EXERCISE: In the entries below, count each line holding the word "this". Answer with the total alone.

DATA EXCERPTS:
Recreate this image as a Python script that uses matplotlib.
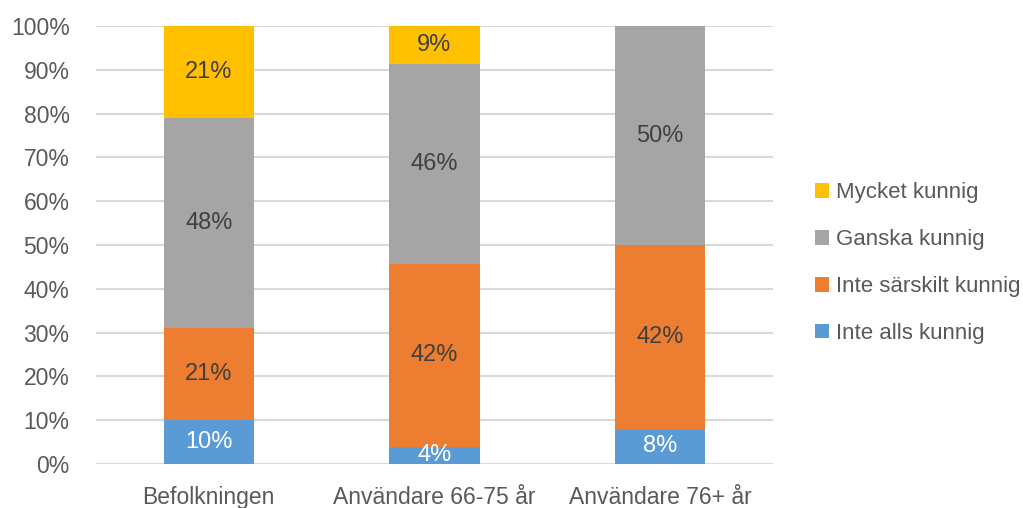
--
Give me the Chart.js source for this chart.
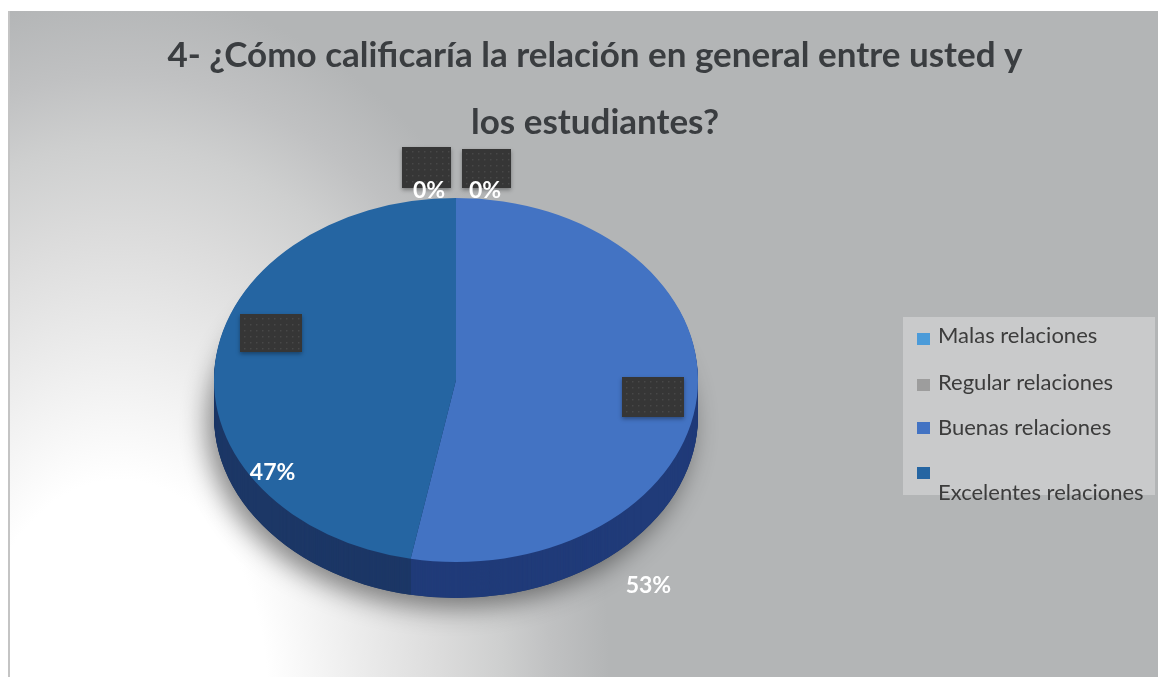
---
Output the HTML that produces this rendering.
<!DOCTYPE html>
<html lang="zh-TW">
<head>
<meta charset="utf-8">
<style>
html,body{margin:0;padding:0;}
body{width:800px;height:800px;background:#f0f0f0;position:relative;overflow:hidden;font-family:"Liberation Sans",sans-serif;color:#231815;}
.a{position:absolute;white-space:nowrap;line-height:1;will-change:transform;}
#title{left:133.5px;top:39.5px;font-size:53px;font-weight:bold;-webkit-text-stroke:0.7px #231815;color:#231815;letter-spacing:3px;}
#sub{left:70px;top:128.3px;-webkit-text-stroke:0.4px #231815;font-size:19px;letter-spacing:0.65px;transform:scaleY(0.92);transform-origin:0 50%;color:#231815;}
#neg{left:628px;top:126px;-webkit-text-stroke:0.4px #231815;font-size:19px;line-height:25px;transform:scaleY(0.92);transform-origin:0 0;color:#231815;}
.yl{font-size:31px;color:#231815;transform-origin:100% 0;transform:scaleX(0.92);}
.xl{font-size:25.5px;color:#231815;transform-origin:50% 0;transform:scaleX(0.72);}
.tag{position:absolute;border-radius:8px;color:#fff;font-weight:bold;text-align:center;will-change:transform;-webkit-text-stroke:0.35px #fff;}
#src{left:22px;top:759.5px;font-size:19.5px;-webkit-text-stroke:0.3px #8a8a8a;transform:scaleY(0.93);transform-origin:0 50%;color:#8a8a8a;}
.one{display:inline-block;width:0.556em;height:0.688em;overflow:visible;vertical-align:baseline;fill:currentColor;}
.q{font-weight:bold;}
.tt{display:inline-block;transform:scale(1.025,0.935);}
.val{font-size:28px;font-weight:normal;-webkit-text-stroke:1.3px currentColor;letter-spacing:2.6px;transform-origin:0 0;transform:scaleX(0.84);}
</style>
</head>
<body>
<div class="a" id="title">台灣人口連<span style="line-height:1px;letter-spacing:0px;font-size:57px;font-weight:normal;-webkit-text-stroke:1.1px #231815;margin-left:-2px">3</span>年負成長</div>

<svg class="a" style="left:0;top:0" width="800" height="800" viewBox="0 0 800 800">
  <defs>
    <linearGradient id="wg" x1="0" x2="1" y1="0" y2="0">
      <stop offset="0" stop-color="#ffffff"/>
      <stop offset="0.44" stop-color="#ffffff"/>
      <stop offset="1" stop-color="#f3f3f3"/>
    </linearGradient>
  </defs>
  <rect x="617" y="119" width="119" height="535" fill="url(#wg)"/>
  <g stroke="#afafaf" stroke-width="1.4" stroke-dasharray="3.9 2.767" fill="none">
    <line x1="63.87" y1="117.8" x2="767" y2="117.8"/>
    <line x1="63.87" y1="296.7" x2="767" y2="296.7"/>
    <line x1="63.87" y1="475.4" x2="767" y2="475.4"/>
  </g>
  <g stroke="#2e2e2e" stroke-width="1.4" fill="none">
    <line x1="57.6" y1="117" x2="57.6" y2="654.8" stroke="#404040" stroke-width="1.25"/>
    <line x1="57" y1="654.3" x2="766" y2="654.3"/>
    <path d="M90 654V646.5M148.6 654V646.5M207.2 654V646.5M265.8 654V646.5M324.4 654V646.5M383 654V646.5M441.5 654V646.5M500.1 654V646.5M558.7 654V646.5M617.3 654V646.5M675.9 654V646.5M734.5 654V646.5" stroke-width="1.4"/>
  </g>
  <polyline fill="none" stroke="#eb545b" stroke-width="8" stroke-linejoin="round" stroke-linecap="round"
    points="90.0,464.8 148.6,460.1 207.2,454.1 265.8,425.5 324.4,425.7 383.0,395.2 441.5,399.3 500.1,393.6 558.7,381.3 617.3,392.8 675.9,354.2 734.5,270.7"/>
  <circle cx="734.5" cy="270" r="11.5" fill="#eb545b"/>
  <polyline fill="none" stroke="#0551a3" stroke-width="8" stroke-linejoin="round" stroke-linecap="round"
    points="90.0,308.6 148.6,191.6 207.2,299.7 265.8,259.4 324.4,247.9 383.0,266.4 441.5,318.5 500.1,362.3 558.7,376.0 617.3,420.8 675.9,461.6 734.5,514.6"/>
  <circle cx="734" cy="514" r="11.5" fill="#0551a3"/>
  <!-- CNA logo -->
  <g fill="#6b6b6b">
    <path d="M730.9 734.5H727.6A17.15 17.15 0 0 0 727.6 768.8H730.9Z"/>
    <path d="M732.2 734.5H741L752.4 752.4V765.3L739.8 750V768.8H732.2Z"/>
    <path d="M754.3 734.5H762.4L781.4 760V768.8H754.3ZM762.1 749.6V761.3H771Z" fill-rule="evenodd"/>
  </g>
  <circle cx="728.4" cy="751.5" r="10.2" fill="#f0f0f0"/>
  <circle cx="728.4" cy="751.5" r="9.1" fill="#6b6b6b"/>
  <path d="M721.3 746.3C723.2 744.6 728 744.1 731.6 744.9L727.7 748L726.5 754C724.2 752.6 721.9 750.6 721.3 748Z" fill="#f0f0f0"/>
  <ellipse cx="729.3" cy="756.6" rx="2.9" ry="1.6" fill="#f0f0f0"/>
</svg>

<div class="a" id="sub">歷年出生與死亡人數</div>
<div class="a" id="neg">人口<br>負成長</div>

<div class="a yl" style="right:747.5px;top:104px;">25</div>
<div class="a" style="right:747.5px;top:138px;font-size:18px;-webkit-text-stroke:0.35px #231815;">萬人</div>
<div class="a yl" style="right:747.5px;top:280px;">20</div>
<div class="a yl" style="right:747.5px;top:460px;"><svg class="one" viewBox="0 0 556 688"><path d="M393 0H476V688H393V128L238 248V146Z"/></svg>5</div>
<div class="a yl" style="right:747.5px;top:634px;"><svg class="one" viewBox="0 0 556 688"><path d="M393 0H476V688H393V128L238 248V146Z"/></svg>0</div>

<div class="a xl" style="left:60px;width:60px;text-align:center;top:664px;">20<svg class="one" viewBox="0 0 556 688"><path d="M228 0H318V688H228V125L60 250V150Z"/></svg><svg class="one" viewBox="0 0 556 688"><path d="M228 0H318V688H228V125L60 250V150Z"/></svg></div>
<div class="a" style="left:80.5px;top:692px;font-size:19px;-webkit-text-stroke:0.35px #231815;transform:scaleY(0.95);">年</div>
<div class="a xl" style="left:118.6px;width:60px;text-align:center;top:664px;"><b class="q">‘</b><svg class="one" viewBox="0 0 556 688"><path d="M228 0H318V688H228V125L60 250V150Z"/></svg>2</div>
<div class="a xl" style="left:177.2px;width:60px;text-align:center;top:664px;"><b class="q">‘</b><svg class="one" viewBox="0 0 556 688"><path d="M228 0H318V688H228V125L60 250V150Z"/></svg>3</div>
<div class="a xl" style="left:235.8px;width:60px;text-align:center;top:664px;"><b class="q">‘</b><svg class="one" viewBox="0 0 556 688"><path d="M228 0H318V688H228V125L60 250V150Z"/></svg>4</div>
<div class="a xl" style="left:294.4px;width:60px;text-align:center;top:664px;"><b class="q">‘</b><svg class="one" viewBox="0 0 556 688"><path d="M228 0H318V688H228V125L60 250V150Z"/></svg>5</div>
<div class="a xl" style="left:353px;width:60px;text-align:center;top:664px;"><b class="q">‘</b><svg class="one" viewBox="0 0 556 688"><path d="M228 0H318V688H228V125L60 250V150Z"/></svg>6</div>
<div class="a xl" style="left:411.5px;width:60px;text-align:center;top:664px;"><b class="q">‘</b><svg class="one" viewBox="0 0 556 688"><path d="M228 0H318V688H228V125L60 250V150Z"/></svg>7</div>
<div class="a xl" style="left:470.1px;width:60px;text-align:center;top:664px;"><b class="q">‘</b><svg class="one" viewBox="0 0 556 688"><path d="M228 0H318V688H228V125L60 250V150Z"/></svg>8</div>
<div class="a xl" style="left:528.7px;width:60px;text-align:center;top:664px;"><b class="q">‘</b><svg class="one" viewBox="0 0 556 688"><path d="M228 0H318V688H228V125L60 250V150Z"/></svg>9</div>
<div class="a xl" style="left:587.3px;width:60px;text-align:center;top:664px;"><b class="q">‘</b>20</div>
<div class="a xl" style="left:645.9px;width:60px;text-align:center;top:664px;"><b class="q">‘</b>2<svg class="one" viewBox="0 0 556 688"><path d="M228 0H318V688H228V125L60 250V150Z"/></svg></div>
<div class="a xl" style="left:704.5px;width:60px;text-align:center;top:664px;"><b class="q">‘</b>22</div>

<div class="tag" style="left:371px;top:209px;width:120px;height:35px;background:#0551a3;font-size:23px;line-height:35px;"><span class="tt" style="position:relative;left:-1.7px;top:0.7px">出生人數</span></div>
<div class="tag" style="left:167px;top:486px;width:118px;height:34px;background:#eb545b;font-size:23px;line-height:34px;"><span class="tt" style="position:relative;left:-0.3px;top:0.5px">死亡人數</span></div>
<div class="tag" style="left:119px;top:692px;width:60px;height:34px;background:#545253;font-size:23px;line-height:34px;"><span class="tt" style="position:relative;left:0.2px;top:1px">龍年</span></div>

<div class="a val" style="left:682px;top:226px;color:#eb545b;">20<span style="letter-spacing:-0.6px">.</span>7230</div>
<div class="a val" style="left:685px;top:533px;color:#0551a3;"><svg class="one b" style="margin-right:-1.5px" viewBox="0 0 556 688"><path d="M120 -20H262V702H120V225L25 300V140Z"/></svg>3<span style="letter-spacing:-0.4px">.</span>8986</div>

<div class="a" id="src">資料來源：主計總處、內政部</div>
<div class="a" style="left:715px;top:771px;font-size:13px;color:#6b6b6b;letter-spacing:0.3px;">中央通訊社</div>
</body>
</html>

OUTPUT OF THE EXERCISE: 3